Date: 2011-05-25 09:17 pm (UTC)
From: [identity profile] barrysarll.livejournal.com
That's what she said.

Date: 2011-05-25 09:42 pm (UTC)
From: [identity profile] puzzled-anwen.livejournal.com
Did I ever tell you, dear, about the time my friend and her husband started saying "That's what Anwen said"? Can't think why.

Date: 2011-05-25 05:41 am (UTC)
From: [identity profile] splendorsine.livejournal.com
I still have no idea why so many people (about 50%) have taken so badly against The Rebel Flesh - my favourite Matt Smith episode to date. Yes, it's by the writer of "Fear Her", yes, it's the conventionally duff "old school two-parter", in all likelihood it should be terrible... but I personally didn't think it was, in any way. The "cliches" and "moronic errors" that so many people seem desperate to cite are certainly no worse than many, many things in the very best episodes of Classic Who, I just don't believe that we should grade them on different standards.

Having said that, some of the preview clips for next week have looked a bit cringey, and I dimly recall thinking The Hungry Earth was pretty damn good until Cold Blood came along. So I am prepared to eat my words in a few days' time!

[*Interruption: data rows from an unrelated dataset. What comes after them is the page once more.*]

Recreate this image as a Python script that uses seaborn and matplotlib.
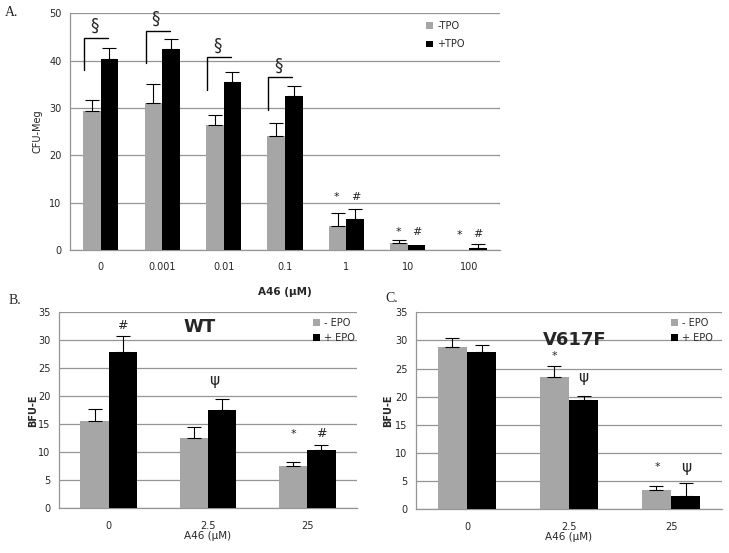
import numpy as np
import pandas as pd
import matplotlib
matplotlib.use('Agg')
import matplotlib.pyplot as plt
from matplotlib.patches import Patch
import seaborn as sns

# Panel A: CFU-Meg colonies vs A46 dose
a_doses = ['0', '0.001', '0.01', '0.1', '1', '10', '100']
a_minus_tpo = [29.3, 31.0, 26.4, 24.0, 5.0, 1.5, 0.0]
a_plus_tpo = [40.4, 42.5, 35.5, 32.5, 6.5, 1.0, 0.5]
a_minus_err = [2.4, 4.1, 2.1, 2.8, 2.8, 0.7, 0.0]
a_plus_err = [2.3, 2.1, 2.1, 2.1, 2.2, 0.0, 0.7]
a_labels = ['-TPO', '+TPO']

# Panel B: WT BFU-E
b_doses = ['0', '2.5', '25']
b_minus_epo = [15.6, 12.5, 7.5]
b_plus_epo = [28.0, 17.5, 10.5]
b_minus_err = [2.1, 2.1, 0.75]
b_plus_err = [2.8, 2.1, 0.8]

# Panel C: V617F BFU-E
c_doses = ['0', '2.5', '25']
c_minus_epo = [28.9, 23.5, 3.4]
c_plus_epo = [28.0, 19.5, 2.4]
c_minus_err = [1.5, 2.0, 0.7]
c_plus_err = [1.25, 0.65, 2.3]
epo_labels = ['- EPO', '+ EPO']

GRAY = '#a6a6a6'
GRID = '#959595'
W, H = 729, 553


def draw_panel(ax, doses, minus, plus, minus_err, plus_err, labels, ymax, ystep, capsize):
    df = pd.DataFrame({
        'dose': doses * 2,
        'value': minus + plus,
        'group': [labels[0]] * len(doses) + [labels[1]] * len(doses),
    })
    sns.barplot(data=df, x='dose', y='value', hue='group', order=doses,
                hue_order=labels, palette=[GRAY, 'black'], width=0.57, gap=0,
                saturation=1, errorbar=None, legend=False, ax=ax, zorder=3,
                linewidth=0, edgecolor='none')
    for cont, err in zip(ax.containers, [minus_err, plus_err]):
        for p, e in zip(cont, err):
            if e <= 0:
                continue
            x = p.get_x() + p.get_width() / 2
            ax.errorbar(x, p.get_height(), yerr=[[0], [e]], fmt='none',
                        ecolor='black', elinewidth=0.8, capsize=capsize,
                        capthick=0.8, zorder=4)
    ax.set_ylim(0, ymax)
    ax.set_yticks(np.arange(0, ymax + 0.1, ystep))
    ax.set_xlim(-0.5, len(doses) - 0.5)
    ax.yaxis.grid(True, color=GRID, linewidth=0.9, zorder=0)
    ax.xaxis.grid(False)
    ax.set_axisbelow(True)
    for s in ['top', 'right']:
        ax.spines[s].set_visible(False)
    for s in ['left', 'bottom']:
        ax.spines[s].set_color(GRID)
        ax.spines[s].set_linewidth(0.9)
    ax.set_xticks(np.arange(-0.5, len(doses)), minor=True)
    ax.tick_params(axis='x', which='major', length=0, labelsize=7, pad=9)
    ax.tick_params(axis='x', which='minor', length=4, color=GRID, direction='out')
    ax.tick_params(axis='y', length=4, color=GRID, labelsize=7, pad=2)
    ax.set_facecolor('white')
    handles = [Patch(facecolor=GRAY, edgecolor='none', label=labels[0]),
               Patch(facecolor='black', edgecolor='none', label=labels[1])]
    return handles


sns.set_style('white')
plt.rcParams['font.family'] = ['DejaVu Sans']

fig = plt.figure(figsize=(W / 100, H / 100), dpi=100)
fig.patch.set_facecolor('white')


def axes_rect(x0, y0, x1, y1):
    return [x0 / W, 1 - y1 / H, (x1 - x0) / W, (y1 - y0) / H]


ax_a = fig.add_axes(axes_rect(70, 13.3, 500, 250))
ax_b = fig.add_axes(axes_rect(59, 312.3, 357, 508.3))
ax_c = fig.add_axes(axes_rect(416, 312.3, 722, 509.3))

# ---- Panel A ----
h = draw_panel(ax_a, a_doses, a_minus_tpo, a_plus_tpo, a_minus_err, a_plus_err,
               a_labels, 50, 10, 5)
ax_a.legend(handles=h, loc='upper left', bbox_to_anchor=(0.82, 0.985), frameon=False,
            fontsize=7, handlelength=0.7, handleheight=0.7, handletextpad=0.4,
            labelspacing=0.9, borderaxespad=0)
ax_a.set_ylabel('CFU-Meg', fontsize=7)
ax_a.yaxis.set_label_coords(-0.065, 0.5)
ax_a.set_xlabel('A46 (μM)', fontsize=7.5, fontweight='bold')
ax_a.xaxis.set_label_coords(0.5, -0.155)

# significance brackets (x0, x1, bottom, top) in category / data units
bracket_x0 = [-0.27, 0.73, 1.73, 2.73]
bracket_x1 = [0.12, 1.12, 2.12, 3.12]
bracket_lo = [38.0, 39.4, 33.8, 29.6]
bracket_hi = [44.8, 46.3, 40.7, 36.5]
for x0, x1, lo, hi in zip(bracket_x0, bracket_x1, bracket_lo, bracket_hi):
    ax_a.plot([x0, x0, x1], [lo, hi, hi], color='black', linewidth=1.0,
              solid_joinstyle='miter', zorder=5)
    ax_a.text((x0 + x1) / 2 - 0.03, hi + 0.6, '§', ha='center', va='bottom', fontsize=12)

a_marks = [('*', 3.84, 11.2), ('#', 4.16, 11.2), ('*', 4.84, 3.9), ('#', 5.14, 3.9),
           ('*', 5.84, 3.1), ('#', 6.14, 3.3)]
for s, x, y in a_marks:
    ax_a.text(x, y, s, ha='center', va='center', fontsize=8, color='#222222')

# ---- Panel B ----
h = draw_panel(ax_b, b_doses, b_minus_epo, b_plus_epo, b_minus_err, b_plus_err,
               epo_labels, 35, 5, 5)
ax_b.legend(handles=h, loc='upper left', bbox_to_anchor=(0.84, 0.99), frameon=False,
            fontsize=7, handlelength=0.7, handleheight=0.7, handletextpad=0.4,
            labelspacing=0.5, borderaxespad=0)
ax_b.set_ylabel('BFU-E', fontsize=7, fontweight='bold')
ax_b.yaxis.set_label_coords(-0.07, 0.5)
ax_b.set_xlabel('A46 (μM)', fontsize=7.5)
ax_b.xaxis.set_label_coords(0.5, -0.115)
ax_b.text(0.92, 32.4, 'WT', ha='center', va='center', fontsize=13, fontweight='bold')
b_marks = [('#', 0.14, 32.6, 9), ('ψ', 1.06, 22.9, 11), ('*', 1.86, 13.3, 8), ('#', 2.14, 13.4, 9)]
for s, x, y, fs in b_marks:
    ax_b.text(x, y, s, ha='center', va='center', fontsize=fs, color='#222222')

# ---- Panel C ----
h = draw_panel(ax_c, c_doses, c_minus_epo, c_plus_epo, c_minus_err, c_plus_err,
               epo_labels, 35, 5, 5)
ax_c.legend(handles=h, loc='upper left', bbox_to_anchor=(0.82, 0.99), frameon=False,
            fontsize=7, handlelength=0.7, handleheight=0.7, handletextpad=0.4,
            labelspacing=0.5, borderaxespad=0)
ax_c.set_ylabel('BFU-E', fontsize=7, fontweight='bold')
ax_c.yaxis.set_label_coords(-0.075, 0.5)
ax_c.set_xlabel('A46 (μM)', fontsize=7.5)
ax_c.xaxis.set_label_coords(0.5, -0.115)
ax_c.text(1.06, 30.1, 'V617F', ha='center', va='center', fontsize=13, fontweight='bold')
c_marks = [('*', 0.86, 27.2, 8), ('ψ', 1.14, 23.4, 11), ('*', 1.87, 7.5, 8), ('ψ', 2.15, 7.5, 11)]
for s, x, y, fs in c_marks:
    ax_c.text(x, y, s, ha='center', va='center', fontsize=fs, color='#222222')

# panel letters
for letter, x, y in [('A.', 12, 12), ('B.', 15, 300), ('C.', 392, 298)]:
    fig.text(x / W, 1 - y / H, letter, ha='center', va='center', fontsize=10,
             family='Liberation Serif')

fig.savefig('out.png', dpi=100, facecolor='white')
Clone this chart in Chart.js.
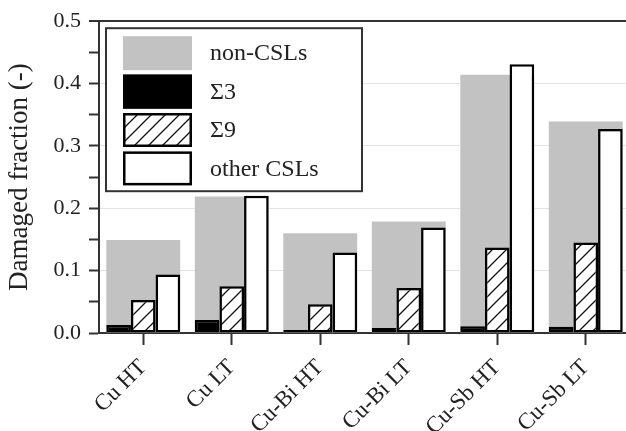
<!DOCTYPE html>
<html>
<head>
<meta charset="utf-8">
<script src="https://cdn.jsdelivr.net/npm/chart.js@4"></script>
<style>
  body { margin: 0; overflow: hidden; background: #fff; }
  #wrap { position: absolute; left: 0; top: 0; width: 632px; height: 431px; }
</style>
</head>
<body>
<div id="wrap"><canvas id="fractionChart"></canvas></div>
<script>
// Data
const samples = ["Cu HT", "Cu LT", "Cu-Bi HT", "Cu-Bi LT", "Cu-Sb HT", "Cu-Sb LT"];
const nonCSL = [0.149, 0.219, 0.160, 0.179, 0.414, 0.339];
const sigma3 = [0.013, 0.021, 0.005, 0.008, 0.011, 0.010];
const sigma9 = [0.053, 0.075, 0.046, 0.072, 0.137, 0.145];
const otherCSL = [0.094, 0.220, 0.129, 0.169, 0.431, 0.327];
const seriesNames = ["non-CSLs", "\u03A33", "\u03A39", "other CSLs"];

const SERIF = "'Liberation Serif', 'DejaVu Serif', serif";
const AXIS = "#333";

// hatch pattern for sigma 9
function makeHatch() {
  const s = 14;
  const c = document.createElement("canvas");
  c.width = s;
  c.height = s;
  const g = c.getContext("2d");
  g.fillStyle = "#fff";
  g.fillRect(0, 0, s, s);
  g.strokeStyle = "#111";
  g.lineWidth = 1.3;
  g.beginPath();
  g.moveTo(-2, s + 2);
  g.lineTo(s + 2, -2);
  g.moveTo(-2, 2);
  g.lineTo(2, -2);
  g.moveTo(s - 2, s + 2);
  g.lineTo(s + 2, s - 2);
  g.stroke();
  return g.createPattern(c, "repeat");
}
const hatch = makeHatch();

// legend drawn inside the plot, framed
const boxedLegend = {
  id: "boxedLegend",
  afterDraw(chart) {
    const { ctx, chartArea } = chart;
    const bx = chartArea.left + 7;
    const by = chartArea.top + 7;
    const bw = 256;
    const bh = 163;
    ctx.save();
    ctx.fillStyle = "#fff";
    ctx.fillRect(bx, by, bw, bh);
    ctx.strokeStyle = AXIS;
    ctx.lineWidth = 2;
    ctx.strokeRect(bx, by, bw, bh);
    ctx.font = "24px " + SERIF;
    ctx.textBaseline = "middle";
    ctx.textAlign = "left";
    chart.data.datasets.forEach((ds, i) => {
      const sx = bx + 17;
      const sy = by + 8 + i * 38.4;
      const sw = 69;
      const sh = 34;
      ctx.fillStyle = ds.backgroundColor;
      ctx.fillRect(sx, sy, sw, sh);
      if (ds.borderWidth) {
        ctx.strokeStyle = "#000";
        ctx.lineWidth = 2.5;
        ctx.strokeRect(sx + 1.25, sy + 1.25, sw - 2.5, sh - 2.5);
      }
      ctx.fillStyle = "#222";
      ctx.fillText(ds.label, bx + 104, sy + sh / 2 + 1);
    });
    ctx.restore();
  },
};

const ctx = document.getElementById("fractionChart").getContext("2d");
new Chart(ctx, {
  type: "bar",
  data: {
    labels: samples,
    datasets: [
      {
        label: seriesNames[0],
        data: nonCSL,
        backgroundColor: "#c2c2c2",
        borderWidth: 0,
        grouped: false,
        order: 1,
        categoryPercentage: 0.835,
        barPercentage: 1,
      },
      {
        label: seriesNames[1],
        data: sigma3,
        backgroundColor: "#000",
        borderColor: "#000",
        borderWidth: 2.5,
        borderSkipped: false,
        order: 0,
        categoryPercentage: 0.835,
        barPercentage: 1,
      },
      {
        label: seriesNames[2],
        data: sigma9,
        backgroundColor: hatch,
        borderColor: "#000",
        borderWidth: 2.5,
        borderSkipped: false,
        order: 0,
        categoryPercentage: 0.835,
        barPercentage: 1,
      },
      {
        label: seriesNames[3],
        data: otherCSL,
        backgroundColor: "#fff",
        borderColor: "#000",
        borderWidth: 2.5,
        borderSkipped: false,
        order: 0,
        categoryPercentage: 0.835,
        barPercentage: 1,
      },
    ],
  },
  options: {
    responsive: true,
    maintainAspectRatio: false,
    animation: false,
    layout: { padding: { top: 20, right: 2, left: 0, bottom: 0 } },
    plugins: {
      legend: { display: false },
      tooltip: { enabled: false },
    },
    scales: {
      x: {
        grid: {
          offset: false,
          drawOnChartArea: false,
          drawTicks: true,
          tickLength: 12,
          tickColor: AXIS,
          tickWidth: 2,
        },
        border: { color: AXIS, width: 2 },
        ticks: {
          autoSkip: false,
          minRotation: 45,
          maxRotation: 45,
          color: "#222",
          padding: 9,
          font: { family: SERIF, size: 23 },
        },
        afterFit(scale) {
          scale.height = 98;
        },
      },
      y: {
        min: 0,
        max: 0.5,
        ticks: {
          stepSize: 0.05,
          color: "#222",
          padding: 8,
          font: { family: SERIF, size: 22 },
          callback: function (value) {
            return Math.round(value * 100) % 10 === 0 ? value.toFixed(1) : "";
          },
        },
        grid: {
          color: function (c) {
            const v = Math.round(c.tick.value * 100);
            if (v === 0 || v % 10 !== 0) return "rgba(0,0,0,0)";
            if (v === 50) return AXIS;
            return "#e4e4e4";
          },
          lineWidth: function (c) {
            return Math.round(c.tick.value * 100) === 50 ? 2 : 1;
          },
          tickColor: AXIS,
          tickLength: 10,
          tickWidth: 2,
        },
        border: { color: AXIS, width: 2 },
        title: {
          display: true,
          text: "Damaged fraction (-)",
          color: "#222",
          font: { family: SERIF, size: 27 },
          padding: { top: 4, bottom: 0 },
        },
        afterFit(scale) {
          scale.width = 99;
        },
      },
    },
  },
  plugins: [boxedLegend],
});
</script>
</body>
</html>
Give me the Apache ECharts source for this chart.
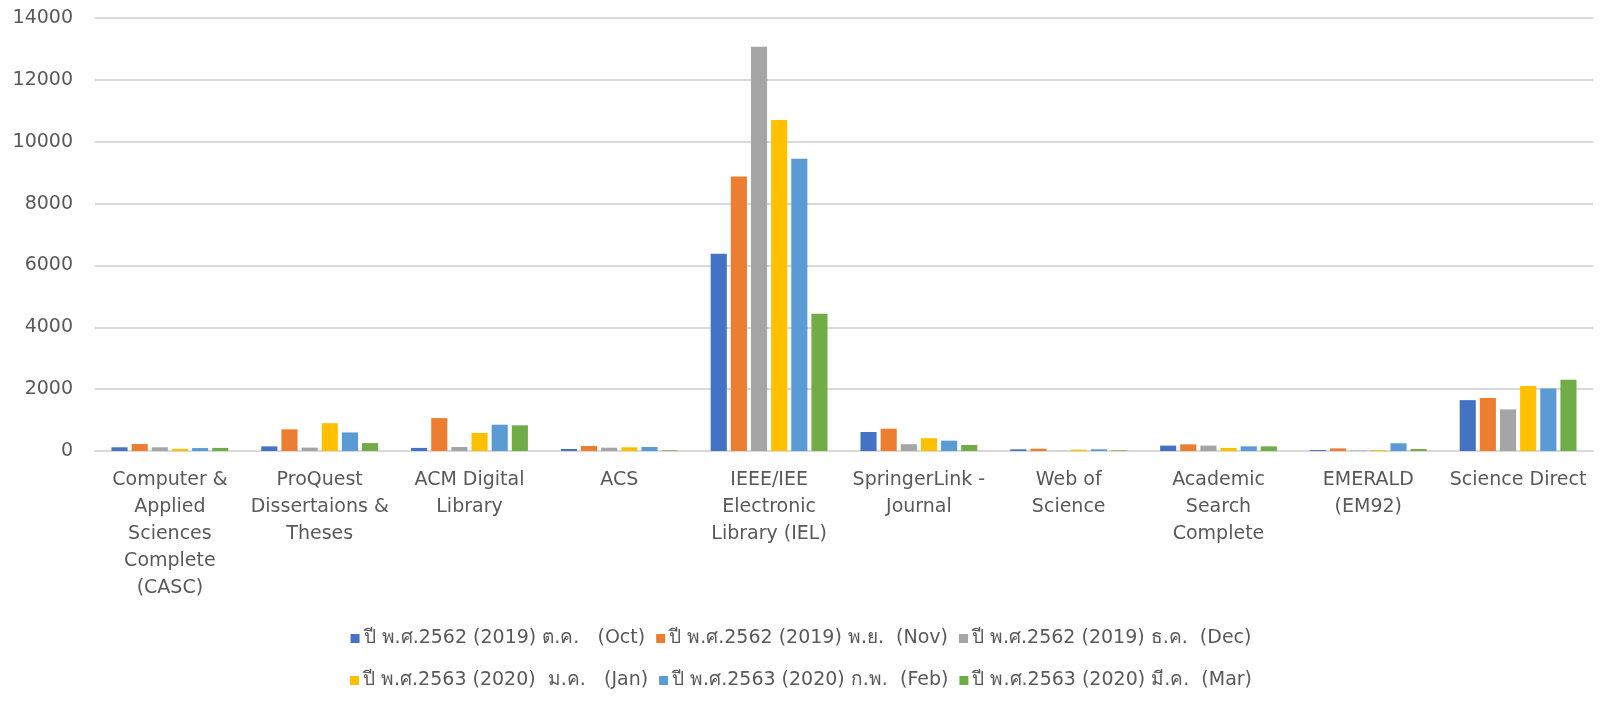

Date: 2011-05-25 03:07 pm (UTC)
From: [identity profile] splendorsine.livejournal.com
Also, footnote, every scientific definition of the characteristics of life I can find begins with "growth" (alongside respiration, reproduction, response to stimuli, etc etc). Accepting that "all living things grow, therefore all things that grow are living" would be false logic, I nevertheless have no idea why the line is attracting quite so much scorn!

Date: 2011-05-25 08:33 pm (UTC)
From: [identity profile] barrysarll.livejournal.com
Don't those definitions tend to be a load of old bollocks for small children, though? As I recall, a virus is missing all of them bar reproduction. And yes, 'reversing the polarity of the neutron flow', say, was gibberish. But - you'd only realise it was bollocks after a year or two of physics at big school. Whereas even in junior school, some kids will have grown crystals, and even the sink estate ones will have seen a fire. Besides which, old Who was hampered by a lack of time and money. We can forgive it some of the resulting flaws, but seeking - or even merely allowing - their emulation is taking classicism too far.